Work required » Begin at the first line of the data and copy each line through the one containing "1.274, 1.285]", that line included, with no pictures.

Dataset excerpt »
▼

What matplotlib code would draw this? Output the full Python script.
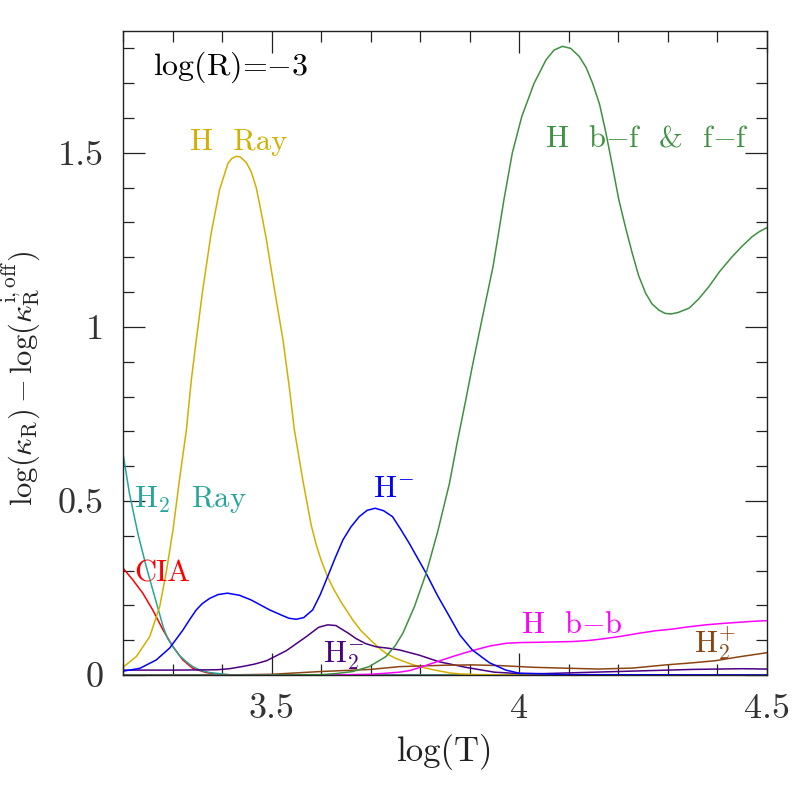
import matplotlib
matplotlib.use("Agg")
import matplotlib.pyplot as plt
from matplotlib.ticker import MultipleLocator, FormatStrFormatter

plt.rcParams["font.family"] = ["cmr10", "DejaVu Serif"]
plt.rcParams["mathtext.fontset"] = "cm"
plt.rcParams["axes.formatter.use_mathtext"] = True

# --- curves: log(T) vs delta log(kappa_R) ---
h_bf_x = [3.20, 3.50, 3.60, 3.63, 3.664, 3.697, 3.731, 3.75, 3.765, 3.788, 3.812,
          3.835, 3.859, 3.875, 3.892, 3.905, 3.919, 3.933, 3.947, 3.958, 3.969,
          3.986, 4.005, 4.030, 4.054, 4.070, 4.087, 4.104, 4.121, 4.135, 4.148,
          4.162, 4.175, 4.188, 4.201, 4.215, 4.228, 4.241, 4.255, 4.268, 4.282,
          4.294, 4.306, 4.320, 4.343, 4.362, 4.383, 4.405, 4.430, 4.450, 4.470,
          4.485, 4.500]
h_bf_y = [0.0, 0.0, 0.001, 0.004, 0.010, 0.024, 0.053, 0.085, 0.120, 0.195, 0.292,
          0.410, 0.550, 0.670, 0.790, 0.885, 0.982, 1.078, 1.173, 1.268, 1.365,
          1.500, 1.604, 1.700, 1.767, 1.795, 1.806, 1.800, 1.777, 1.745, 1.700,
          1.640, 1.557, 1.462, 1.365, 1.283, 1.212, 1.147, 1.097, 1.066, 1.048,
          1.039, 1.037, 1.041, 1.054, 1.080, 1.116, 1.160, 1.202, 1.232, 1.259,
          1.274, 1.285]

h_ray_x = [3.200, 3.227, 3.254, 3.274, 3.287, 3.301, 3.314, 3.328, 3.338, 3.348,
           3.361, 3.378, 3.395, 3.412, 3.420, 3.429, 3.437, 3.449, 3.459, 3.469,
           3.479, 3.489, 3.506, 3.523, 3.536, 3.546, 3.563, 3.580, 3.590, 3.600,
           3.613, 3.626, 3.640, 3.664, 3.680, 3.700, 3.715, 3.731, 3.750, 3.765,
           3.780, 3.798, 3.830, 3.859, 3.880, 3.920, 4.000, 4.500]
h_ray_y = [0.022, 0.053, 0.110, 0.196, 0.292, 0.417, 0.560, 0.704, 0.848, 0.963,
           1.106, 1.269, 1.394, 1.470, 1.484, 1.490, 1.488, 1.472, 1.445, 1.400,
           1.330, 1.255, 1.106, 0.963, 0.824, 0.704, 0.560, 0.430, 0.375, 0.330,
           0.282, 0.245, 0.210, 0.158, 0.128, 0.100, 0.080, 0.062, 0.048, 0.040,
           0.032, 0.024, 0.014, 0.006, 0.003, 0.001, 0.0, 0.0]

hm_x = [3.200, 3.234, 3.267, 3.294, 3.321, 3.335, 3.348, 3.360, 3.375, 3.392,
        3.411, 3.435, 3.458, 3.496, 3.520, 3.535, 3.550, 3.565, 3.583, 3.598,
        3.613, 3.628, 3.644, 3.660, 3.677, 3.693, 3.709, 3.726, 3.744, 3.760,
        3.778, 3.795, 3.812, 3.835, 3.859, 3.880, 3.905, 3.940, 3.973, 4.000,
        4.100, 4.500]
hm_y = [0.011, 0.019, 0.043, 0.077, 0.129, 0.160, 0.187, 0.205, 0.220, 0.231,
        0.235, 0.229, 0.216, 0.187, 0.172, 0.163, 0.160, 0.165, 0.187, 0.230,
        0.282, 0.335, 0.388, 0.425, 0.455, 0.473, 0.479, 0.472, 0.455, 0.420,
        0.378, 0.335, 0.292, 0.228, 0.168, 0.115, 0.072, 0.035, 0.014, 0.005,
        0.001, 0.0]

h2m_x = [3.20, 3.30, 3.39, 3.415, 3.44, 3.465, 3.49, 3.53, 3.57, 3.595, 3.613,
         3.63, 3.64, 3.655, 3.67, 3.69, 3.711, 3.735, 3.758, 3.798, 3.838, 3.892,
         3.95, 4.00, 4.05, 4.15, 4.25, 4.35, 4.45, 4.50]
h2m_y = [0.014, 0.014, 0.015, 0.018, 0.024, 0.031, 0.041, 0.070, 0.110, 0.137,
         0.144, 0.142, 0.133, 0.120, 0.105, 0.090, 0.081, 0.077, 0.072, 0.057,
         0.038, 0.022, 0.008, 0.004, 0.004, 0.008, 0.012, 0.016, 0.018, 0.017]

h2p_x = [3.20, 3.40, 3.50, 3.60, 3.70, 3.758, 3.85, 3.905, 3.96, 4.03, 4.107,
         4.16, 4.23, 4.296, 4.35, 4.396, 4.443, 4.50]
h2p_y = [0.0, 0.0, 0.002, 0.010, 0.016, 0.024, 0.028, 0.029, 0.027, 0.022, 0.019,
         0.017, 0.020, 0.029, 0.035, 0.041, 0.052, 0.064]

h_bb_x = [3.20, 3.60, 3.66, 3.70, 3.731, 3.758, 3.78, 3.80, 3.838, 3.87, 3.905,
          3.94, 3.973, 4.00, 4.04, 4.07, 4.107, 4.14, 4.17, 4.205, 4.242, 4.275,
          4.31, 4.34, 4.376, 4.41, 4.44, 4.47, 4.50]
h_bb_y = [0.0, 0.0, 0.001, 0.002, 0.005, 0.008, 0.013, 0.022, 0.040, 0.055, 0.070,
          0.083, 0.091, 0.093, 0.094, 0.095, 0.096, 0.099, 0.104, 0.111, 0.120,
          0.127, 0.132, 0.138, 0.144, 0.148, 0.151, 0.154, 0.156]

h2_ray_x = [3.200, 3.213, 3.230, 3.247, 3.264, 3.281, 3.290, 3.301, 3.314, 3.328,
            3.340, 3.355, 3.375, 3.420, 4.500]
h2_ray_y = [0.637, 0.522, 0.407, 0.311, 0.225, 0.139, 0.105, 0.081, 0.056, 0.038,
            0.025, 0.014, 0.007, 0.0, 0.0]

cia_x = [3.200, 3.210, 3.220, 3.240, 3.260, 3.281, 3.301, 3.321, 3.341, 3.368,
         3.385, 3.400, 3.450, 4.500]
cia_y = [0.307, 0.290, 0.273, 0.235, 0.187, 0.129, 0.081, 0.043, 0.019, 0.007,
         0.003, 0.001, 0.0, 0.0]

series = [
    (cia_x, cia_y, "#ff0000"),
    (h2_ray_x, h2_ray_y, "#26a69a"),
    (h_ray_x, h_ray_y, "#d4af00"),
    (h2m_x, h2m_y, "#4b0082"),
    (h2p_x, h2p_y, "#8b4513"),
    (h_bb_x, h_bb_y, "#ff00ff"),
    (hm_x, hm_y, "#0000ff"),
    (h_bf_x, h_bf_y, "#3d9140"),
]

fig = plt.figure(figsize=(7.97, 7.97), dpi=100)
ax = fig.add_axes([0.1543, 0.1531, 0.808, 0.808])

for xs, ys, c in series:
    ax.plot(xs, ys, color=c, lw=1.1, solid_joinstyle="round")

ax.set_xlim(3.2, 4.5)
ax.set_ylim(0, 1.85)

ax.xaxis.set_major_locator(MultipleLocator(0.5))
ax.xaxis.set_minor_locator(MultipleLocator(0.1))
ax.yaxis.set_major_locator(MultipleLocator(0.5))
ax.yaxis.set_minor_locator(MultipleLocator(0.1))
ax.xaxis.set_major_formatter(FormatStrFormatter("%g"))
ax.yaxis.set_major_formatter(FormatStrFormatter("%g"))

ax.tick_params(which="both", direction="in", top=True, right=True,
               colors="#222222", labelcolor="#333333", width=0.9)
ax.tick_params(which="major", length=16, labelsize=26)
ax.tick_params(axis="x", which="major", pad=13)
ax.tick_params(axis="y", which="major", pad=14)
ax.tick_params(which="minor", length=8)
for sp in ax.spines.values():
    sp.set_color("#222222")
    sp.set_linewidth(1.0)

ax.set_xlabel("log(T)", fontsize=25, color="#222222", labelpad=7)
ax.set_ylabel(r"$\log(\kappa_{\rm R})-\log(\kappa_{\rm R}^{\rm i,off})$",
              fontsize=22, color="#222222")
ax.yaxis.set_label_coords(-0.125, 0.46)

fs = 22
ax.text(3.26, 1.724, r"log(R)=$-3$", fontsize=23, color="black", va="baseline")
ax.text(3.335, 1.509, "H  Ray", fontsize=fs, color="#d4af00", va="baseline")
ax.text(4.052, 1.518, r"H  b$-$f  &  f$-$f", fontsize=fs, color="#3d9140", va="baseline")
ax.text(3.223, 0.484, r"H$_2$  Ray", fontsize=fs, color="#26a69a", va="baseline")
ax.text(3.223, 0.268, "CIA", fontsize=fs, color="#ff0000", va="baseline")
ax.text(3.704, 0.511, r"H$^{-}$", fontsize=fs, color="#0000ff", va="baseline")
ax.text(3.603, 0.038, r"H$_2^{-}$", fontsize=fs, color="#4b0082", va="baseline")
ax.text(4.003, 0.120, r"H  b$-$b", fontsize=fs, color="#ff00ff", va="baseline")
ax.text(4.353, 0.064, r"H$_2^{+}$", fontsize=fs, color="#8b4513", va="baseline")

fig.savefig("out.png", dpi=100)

▲

Output for this exercise »
What matplotlib code would draw this? Output the full Python script.
import matplotlib
matplotlib.use("Agg")
import matplotlib.pyplot as plt
from matplotlib.ticker import MultipleLocator, FormatStrFormatter

plt.rcParams["font.family"] = ["cmr10", "DejaVu Serif"]
plt.rcParams["mathtext.fontset"] = "cm"
plt.rcParams["axes.formatter.use_mathtext"] = True

# --- curves: log(T) vs delta log(kappa_R) ---
h_bf_x = [3.20, 3.50, 3.60, 3.63, 3.664, 3.697, 3.731, 3.75, 3.765, 3.788, 3.812,
          3.835, 3.859, 3.875, 3.892, 3.905, 3.919, 3.933, 3.947, 3.958, 3.969,
          3.986, 4.005, 4.030, 4.054, 4.070, 4.087, 4.104, 4.121, 4.135, 4.148,
          4.162, 4.175, 4.188, 4.201, 4.215, 4.228, 4.241, 4.255, 4.268, 4.282,
          4.294, 4.306, 4.320, 4.343, 4.362, 4.383, 4.405, 4.430, 4.450, 4.470,
          4.485, 4.500]
h_bf_y = [0.0, 0.0, 0.001, 0.004, 0.010, 0.024, 0.053, 0.085, 0.120, 0.195, 0.292,
          0.410, 0.550, 0.670, 0.790, 0.885, 0.982, 1.078, 1.173, 1.268, 1.365,
          1.500, 1.604, 1.700, 1.767, 1.795, 1.806, 1.800, 1.777, 1.745, 1.700,
          1.640, 1.557, 1.462, 1.365, 1.283, 1.212, 1.147, 1.097, 1.066, 1.048,
          1.039, 1.037, 1.041, 1.054, 1.080, 1.116, 1.160, 1.202, 1.232, 1.259,
          1.274, 1.285]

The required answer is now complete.